The Crown Prosecution Service (CPS) today answered campaigners’ calls for new guidance for prosecutors to give people with mental illness and learning disabilities a fair hearing in court.
The separate policy statements clarify how prosecutors should support victims and witnesses from these vulnerable groups.
The move follows a landmark court decision earlier this year in which the High Court criticised the CPS for abandoning a prosecution because a victim with psychosis who had part of his ear bitten off was believed to be an unreliable witness.
Public apology from DPP
Director of public prosecutions Keir Starmer, the head of the CPS, offered a public apology to the man in the wake of the case.

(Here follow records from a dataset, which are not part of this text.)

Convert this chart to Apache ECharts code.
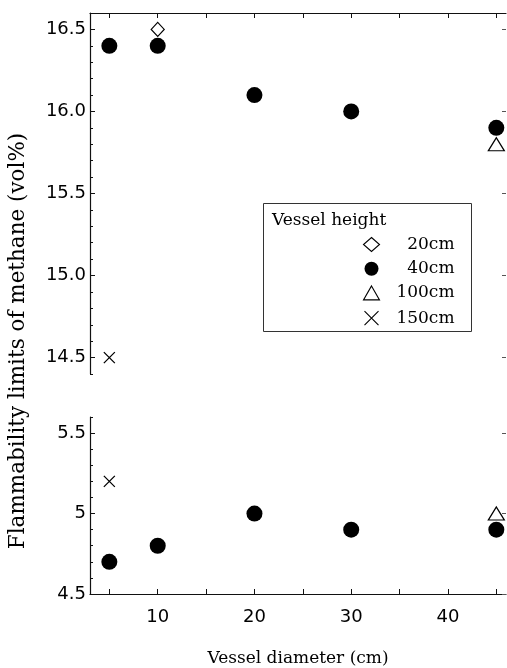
<!DOCTYPE html>
<html>
<head>
<meta charset="utf-8">
<script src="https://cdn.jsdelivr.net/npm/echarts@6/dist/echarts.min.js"></script>
<style>html,body{margin:0;padding:0;background:#fff}#c{width:507px;height:668px}</style>
</head>
<body>
<div id="c"></div>
<script>
// ---- data ----
const xTicks = [5, 10, 15, 20, 25, 30, 35, 40, 45];
const xLabels = [10, 20, 30, 40];
const upperMajor = [14.5, 15.0, 15.5, 16.0, 16.5];
const upperMinor = [14.4, 14.5, 14.6, 14.7, 14.8, 14.9, 15.0, 15.1, 15.2, 15.3, 15.4, 15.5, 15.6, 15.7, 15.8, 15.9, 16.0, 16.1, 16.2, 16.3, 16.4, 16.5, 16.6];
const lowerMajor = [4.5, 5.0, 5.5];
const lowerMinor = [4.5, 4.6, 4.7, 4.8, 4.9, 5.0, 5.1, 5.2, 5.3, 5.4, 5.5, 5.6];

const diam40 = [5, 10, 20, 30, 45];
const upper40 = [16.4, 16.4, 16.1, 16.0, 15.9];
const lower40 = [4.7, 4.8, 5.0, 4.9, 4.9];
const diam20 = [10];
const upper20 = [16.5];
const diam100 = [45];
const upper100 = [15.8];
const lower100 = [5.0];
const diam150 = [5];
const upper150 = [14.5];
const lower150 = [5.2];

const legendNames = ['20cm', '40cm', '100cm', '150cm'];

const pairs = (xs, ys) => xs.map((x, i) => [x, ys[i]]);

const SANS = 'DejaVu Sans';
const SERIF = 'DejaVu Serif';
const INK = '#111';
const crossPath = 'path://M0,0L10,10M10,0L0,10';

function xAx(grid, pos, labels) {
  return {
    type: 'value', gridIndex: grid, position: pos, min: 3, max: 46,
    axisLine: { show: true, lineStyle: { color: INK, width: 1.2 } },
    axisTick: { show: true, inside: true, length: 5, customValues: xTicks, lineStyle: { color: INK } },
    axisLabel: labels ? { show: true, customValues: xLabels, color: '#000', fontFamily: SANS, fontSize: 18, margin: 14 } : { show: false },
    splitLine: { show: false }
  };
}
function yMajor(grid, min, max, major, fmt) {
  return {
    type: 'value', gridIndex: grid, position: 'left', min, max,
    axisLine: { show: true, lineStyle: { color: INK, width: 1.2 } },
    axisTick: { show: true, inside: true, length: 5, customValues: major, lineStyle: { color: INK } },
    axisLabel: { show: true, customValues: major, formatter: fmt, color: '#000', fontFamily: SANS, fontSize: 18, margin: 4 },
    splitLine: { show: false }
  };
}
function yMinor(grid, min, max, minor) {
  return {
    type: 'value', gridIndex: grid, position: 'left', min, max,
    axisLine: { show: false },
    axisTick: { show: true, inside: true, length: 3, customValues: minor, lineStyle: { color: INK } },
    axisLabel: { show: false }, splitLine: { show: false }
  };
}
function yRight(grid, min, max, major) {
  return {
    type: 'value', gridIndex: grid, position: 'right', min, max,
    axisLine: { show: false },
    axisTick: { show: true, inside: true, length: 4, customValues: major, lineStyle: { color: '#555' } },
    axisLabel: { show: false }, splitLine: { show: false }
  };
}

const circleStyle = { color: '#000', opacity: 1 };
const hollow = { color: '#fff', borderColor: '#000', borderWidth: 1.2, opacity: 1 };
const crossStyle = { color: 'none', borderColor: '#000', borderWidth: 1.3, opacity: 1 };

const chart = echarts.init(document.getElementById('c'), null, { renderer: 'canvas' });
chart.setOption({
  animation: false,
  backgroundColor: '#fff',
  grid: [
    { left: 90, right: 1, top: 13, height: 361 },
    { left: 90, right: 1, top: 417, height: 180 }
  ],
  xAxis: [
    xAx(0, 'top', false),
    Object.assign(xAx(1, 'bottom', true), {
      name: 'Vessel diameter (cm)', nameLocation: 'middle', nameGap: 56,
      nameTextStyle: { fontFamily: SERIF, fontSize: 17, color: '#000' }
    })
  ],
  yAxis: [
    yMajor(0, 14.4, 16.6, upperMajor, v => v.toFixed(1)),
    yMinor(0, 14.4, 16.6, upperMinor),
    yRight(0, 14.4, 16.6, upperMajor),
    yMajor(1, 4.5, 5.6, lowerMajor, v => String(v)),
    yMinor(1, 4.5, 5.6, lowerMinor),
    yRight(1, 4.5, 5.6, lowerMajor)
  ],
  legend: {
    data: legendNames, orient: 'vertical', left: 357, top: 231,
    itemWidth: 16, itemHeight: 14, itemGap: 7.2,
    itemStyle: { borderWidth: 1.1 },
    formatter: n => '{r|' + n + '}',
    textStyle: { color: '#000', fontFamily: SERIF, fontSize: 17, lineHeight: 14,
      rich: { r: { width: 70, align: 'right', fontFamily: SERIF, fontSize: 17, lineHeight: 14, color: '#000' } } }
  },
  graphic: [
    { type: 'rect', shape: { x: 263.5, y: 203.5, width: 208, height: 128 },
      style: { fill: 'none', stroke: '#333', lineWidth: 1 }, z: 1 },
    { type: 'text', x: 272, y: 221, style: { text: 'Vessel height', font: '17px "DejaVu Serif"', fill: '#000', textVerticalAlign: 'middle' }, z: 2 },
    { type: 'text', x: 18, y: 341, rotation: Math.PI / 2,
      style: { text: 'Flammability limits of methane (vol%)', font: '21.5px "DejaVu Serif"', fill: '#000', textAlign: 'center', textVerticalAlign: 'middle' } }
  ],
  series: [
    { name: '20cm', type: 'scatter', xAxisIndex: 0, yAxisIndex: 0, data: pairs(diam20, upper20),
      symbol: 'diamond', symbolSize: [13, 14], itemStyle: hollow, z: 3 },
    { name: '40cm', type: 'scatter', xAxisIndex: 0, yAxisIndex: 0, data: pairs(diam40, upper40),
      symbol: 'circle', symbolSize: 16, itemStyle: circleStyle },
    { name: '100cm', type: 'scatter', xAxisIndex: 0, yAxisIndex: 0, data: pairs(diam100, upper100),
      symbol: 'triangle', symbolSize: [16, 13], itemStyle: hollow },
    { name: '150cm', type: 'scatter', xAxisIndex: 0, yAxisIndex: 0, data: pairs(diam150, upper150),
      symbol: crossPath, symbolSize: 11, itemStyle: crossStyle },
    { name: '40cm', type: 'scatter', xAxisIndex: 1, yAxisIndex: 3, data: pairs(diam40, lower40),
      symbol: 'circle', symbolSize: 16, itemStyle: circleStyle },
    { name: '100cm', type: 'scatter', xAxisIndex: 1, yAxisIndex: 3, data: pairs(diam100, lower100),
      symbol: 'triangle', symbolSize: [16, 13], itemStyle: hollow },
    { name: '150cm', type: 'scatter', xAxisIndex: 1, yAxisIndex: 3, data: pairs(diam150, lower150),
      symbol: crossPath, symbolSize: 11, itemStyle: crossStyle }
  ]
});
</script>
</body>
</html>
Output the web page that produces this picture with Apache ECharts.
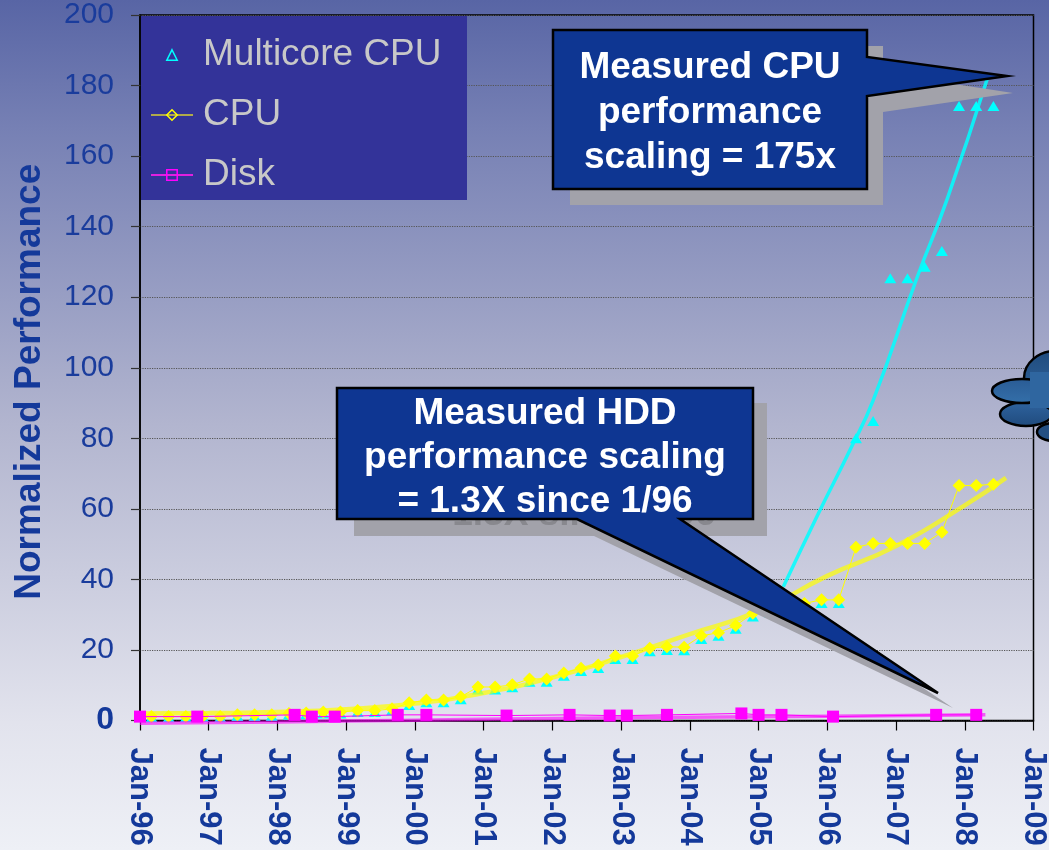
<!DOCTYPE html>
<html><head><meta charset="utf-8">
<script src="https://cdn.jsdelivr.net/npm/echarts@6/dist/echarts.min.js"></script>
<style>html,body{margin:0;padding:0;background:#fff;} #c{width:1049px;height:850px;}</style>
</head><body><div id="c"></div>
<script>
// ---------- data ----------
const xTickLabels = ['Jan-96','Jan-97','Jan-98','Jan-99','Jan-00','Jan-01','Jan-02','Jan-03','Jan-04','Jan-05','Jan-06','Jan-07','Jan-08','Jan-09'];

const cpuDates = [
 '1996-03','1996-06','1996-09','1996-12','1997-03','1997-06','1997-09','1997-12',
 '1998-03','1998-06','1998-09','1998-12','1999-03','1999-06','1999-09','1999-12',
 '2000-03','2000-06','2000-09','2000-12','2001-03','2001-06','2001-09','2001-12',
 '2002-03','2002-06','2002-09','2002-12','2003-03','2003-06','2003-09','2003-12',
 '2004-03','2004-06','2004-09','2004-12','2005-03','2005-06','2005-09','2005-12',
 '2006-03','2006-06','2006-09','2006-12','2007-03','2007-06','2007-09','2007-12',
 '2008-03','2008-06'];
const cpuValues = [
 1.1,1.1,1.1,1.2, 1.1,1.6,1.6,1.6, 2.0,2.1,2.4,2.4, 2.8,2.8,3.3,5.0,
 5.8,5.8,6.7,9.5, 9.5,10.1,11.8,11.8, 13.5,14.8,15.7,18.3, 18.3,20.5,20.9,20.8,
 24.0,24.9,26.9,30.4, 31.5,32.5,33.2,34.2, 34.2,49.1,50.2,50.2, 50.2,50.2,53.4,66.6,
 66.6,67.0];
const multicoreValues = [
 0.9,0.9,0.9,1.0, 0.9,1.3,1.3,1.3, 1.7,1.8,2.0,2.0, 2.4,2.4,2.8,4.4,
 5.2,5.2,6.0,8.8, 8.8,9.4,11.0,11.0, 12.7,14.0,14.9,17.4, 17.4,19.6,20.0,19.9,
 23.1,24.0,26.0,29.5, 30.6,31.6,32.3,33.3, 33.3,80.0,84.9,125.4, 125.4,128.6,133.1,174.2,
 174.2,174.2];
const diskDates = ['1996-01','1996-11','1998-04','1998-07','1998-11','1999-10','2000-03','2001-05','2002-04',
 '2002-11','2003-02','2003-09','2004-10','2005-01','2005-05','2006-02','2007-08','2008-03'];
const diskValues = [1.1,1.1,1.6,1.1,1.1,1.6,1.6,1.4,1.6,1.4,1.4,1.6,2.0,1.6,1.6,1.1,1.6,1.6];

// trend lines as drawn in the picture
const cpuTrendYears = [1996.0,1997.0,1998.0,1999.0,2000.0,2001.0,2002.0,2003.0,2004.0,2005.0,2006.0,2007.0,2008.0,2008.6];
const cpuTrendValues = [2.0,2.1,2.4,3.2,4.8,7.8,12.2,18.0,24.5,31.0,41.0,49.5,61.0,68.8];
const multicoreTrendYears = [2005.36,2005.87,2006.33,2006.67,2007.31,2007.74,2008.34];
const multicoreTrendValues = [37.9,58.7,76.7,90.9,125.8,147.6,182.7];
const diskTrendYears = [1996.0,1998.0,2000.0,2002.0,2004.0,2006.0,2008.3];
const diskTrendValues = [-0.8,-0.4,0.1,0.6,0.9,1.2,1.6];

// ---------- helpers ----------
function decYear(s){ const [y,m]=s.split('-').map(Number); return y+(m-1)/12; }
function pairs(xs, ys){ return xs.map((x,i)=>[typeof x==='string'?decYear(x):x, ys[i]]); }

const navy = '#14399a';
const font = "'Liberation Sans', Arial, sans-serif";

const chart = echarts.init(document.getElementById('c'), null, {renderer:'canvas'});

function calloutText(lines, cx, cy, lh){
  return {type:'text', x:cx, y:cy, z:102, silent:true,
    style:{text:lines.join('\n'), fill:'#ffffff', font:'bold 37px '+font, align:'center', verticalAlign:'middle', lineHeight:lh}};
}

const option = {
  backgroundColor: {type:'linear', x:0, y:0, x2:0, y2:1, colorStops:[
    {offset:0, color:'#5865a5'},{offset:0.15, color:'#7680b4'},{offset:0.5, color:'#b2b5cf'},
    {offset:0.85, color:'#e2e3ed'},{offset:1, color:'#eef0f6'}]},
  animation:false,
  grid:{left:140, right:5, top:15, bottom:129.5, show:true, borderColor:'#000', borderWidth:1.5, backgroundColor:'transparent'},
  legend:{
    orient:'vertical', left:145, top:30, itemWidth:42, itemHeight:13, itemGap:20,
    textStyle:{color:'#c8c8c8', fontSize:37, fontFamily:font, lineHeight:40, padding:[0,0,0,5]},
    data:[
      {name:'Multicore CPU', itemStyle:{color:'transparent', borderColor:'#00ffff', borderWidth:1.5}, lineStyle:{opacity:0}},
      {name:'CPU', itemStyle:{color:'transparent', borderColor:'#ffff00', borderWidth:1.5}, lineStyle:{color:'#b0aa4a', width:2}},
      {name:'Disk', itemStyle:{color:'transparent', borderColor:'#ff00ff', borderWidth:1.5}, lineStyle:{color:'#e020e0', width:2}}
    ]
  },
  xAxis:{
    type:'value', min:1996, max:2009, interval:1,
    axisLine:{show:true, onZero:false, lineStyle:{color:'#000', width:1.5}},
    axisTick:{show:true, inside:false, length:10, lineStyle:{color:'#000', width:1.2}},
    splitLine:{show:false},
    axisLabel:{rotate:-90, margin:27, color:navy, fontSize:31, fontWeight:'bold', fontFamily:font,
      formatter:(v)=>xTickLabels[Math.round(v-1996)]}
  },
  yAxis:{
    type:'value', min:0, max:200, interval:20,
    name:'Normalized Performance', nameLocation:'middle', nameGap:92, nameRotate:90,
    nameTextStyle:{color:navy, fontSize:37, fontWeight:'bold', fontFamily:font, padding:[0,28,0,0]},
    axisLine:{show:true, lineStyle:{color:'#000', width:1.5}},
    axisTick:{show:true, inside:false, length:9, lineStyle:{color:'#333', width:1.2}},
    splitLine:{show:true, lineStyle:{color:'#555', type:'dotted', width:1.2}},
    axisLabel:{margin:26, color:'#1a3c9c', fontSize:30, fontFamily:font,
      formatter:(v)=> v===0 ? '{z|0}' : String(v),
      rich:{z:{fontSize:32, fontWeight:'bold', color:navy, fontFamily:font}}}
  },
  series:[
    {name:'Multicore CPU', type:'line', data:pairs(cpuDates, multicoreValues), z:2,
      symbol:'triangle', symbolSize:[12,10], lineStyle:{opacity:0, width:0},
      itemStyle:{color:'#00ffff'}},
    {name:'CPU', type:'line', data:pairs(cpuDates, cpuValues), z:3,
      symbol:'diamond', symbolSize:13, lineStyle:{color:'#ffff00', width:1},
      itemStyle:{color:'#ffff00'}},
    {name:'Multicore trend', type:'line', data:pairs(multicoreTrendYears, multicoreTrendValues), z:4,
      smooth:true, symbol:'none', lineStyle:{color:'#00ffff', width:3.5, opacity:0.85}},
    {name:'CPU trend', type:'line', data:pairs(cpuTrendYears, cpuTrendValues), z:4,
      smooth:true, symbol:'none', lineStyle:{color:'#ffff00', width:4.5, opacity:0.7}},
    {name:'Disk', type:'line', data:pairs(diskDates, diskValues), z:5,
      symbol:'rect', symbolSize:12, lineStyle:{color:'#ff00ff', width:1},
      itemStyle:{color:'#ff00ff'}},
    {name:'Disk trend', type:'line', data:pairs(diskTrendYears, diskTrendValues), z:5, clip:false,
      smooth:true, symbol:'none', lineStyle:{color:'#ff00ff', width:3.5, opacity:0.6}}
  ],
  graphic:[
    // legend box
    {type:'rect', shape:{x:141, y:16, width:326, height:184}, style:{fill:'#333399'}, z:1, silent:true},
    // CPU callout shadow
    {type:'polygon', z:100, silent:true, shape:{points:[[570,46],[883,46],[883,73],[1013,93],[883,112],[883,205],[570,205]]},
      style:{fill:'#a2a2aa'}},
    // CPU callout
    {type:'polygon', z:101, silent:true, shape:{points:[[553,30],[867,30],[867,57],[1007,76],[867,96],[867,189],[553,189]]},
      style:{fill:'#0e3692', stroke:'#000', lineWidth:2.5, lineJoin:'miter'}},
    calloutText(['Measured CPU','performance','scaling = 175x'], 710, 113, 45),
    // HDD callout shadow
    {type:'polygon', z:100, silent:true, shape:{points:[[354,403],[767,403],[767,536],[697,536],[953,708],[594,536],[354,536]]},
      style:{fill:'#a2a2aa'}},
    {type:'text', x:568, y:515, z:100, silent:true,
      style:{text:'= 1.3X since 1/96', fill:'#88888e', font:'bold 37px '+font, align:'center', verticalAlign:'middle'}},
    // HDD callout
    {type:'polygon', z:101, silent:true, shape:{points:[[337,388],[753,388],[753,519],[680,519],[938,693],[577,519],[337,519]]},
      style:{fill:'#0e3692', stroke:'#000', lineWidth:2.5, lineJoin:'miter'}},
    calloutText(['Measured HDD','performance scaling','= 1.3X since 1/96'], 545, 458, 44),
    // cloud at right edge
    {type:'group', z:50, silent:true, children:[
      {type:'ellipse', z:50, shape:{cx:1056, cy:378, rx:32, ry:27},
        style:{fill:{type:'linear',x:0,y:0,x2:0,y2:1,colorStops:[{offset:0,color:'#1f4a7c'},{offset:1,color:'#336aa3'}]}, stroke:'#000', lineWidth:2.5}},
      {type:'ellipse', z:50, shape:{cx:1026, cy:414, rx:26, ry:12},
        style:{fill:{type:'linear',x:0,y:0,x2:0,y2:1,colorStops:[{offset:0,color:'#2f64a0'},{offset:1,color:'#1f4a7c'}]}, stroke:'#000', lineWidth:2.5}},
      {type:'ellipse', z:50, shape:{cx:1054, cy:432, rx:17, ry:9},
        style:{fill:'#234f82', stroke:'#000', lineWidth:2.5}},
      {type:'ellipse', z:50, shape:{cx:1022, cy:391, rx:30, ry:12},
        style:{fill:{type:'linear',x:0,y:0,x2:0,y2:1,colorStops:[{offset:0,color:'#2a5b94'},{offset:1,color:'#3470aa'}]}, stroke:'#000', lineWidth:2.5}},
      {type:'rect', z:50, shape:{x:1030, y:372, width:25, height:36}, style:{fill:'#2f66a0'}}
    ]}
  ]
};
chart.setOption(option);
</script>
</body></html>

Campaign groups such as the mental health charity Mind have been calling for prosecutors to receive mental health awareness training and guidance to stop psychiatric evidence from being used inappropriately in court.
Announcing the publications, Starmer said: “Victims and witnesses who have mental health issues or a learning disability must have the same opportunity as anyone else to give evidence and to have that evidence treated seriously. They should have the same access to justice as any other victim or witness.”
Prosecutors ‘must not base decisions on stereotypes’
He added that prosecutors must not make decisions based on assumptions and stereotypes “and must have a better understanding of the relevant issues”.
Starmer said prosecutors should obtain professional advice if they have good reason to be concerned about someone’s ability to give evidence and provide assistance through the prosecution service to help them give evidence.
“We will be assessing the best training we can provide to our prosecutors to increase their knowledge and understanding of these complex areas,” he added.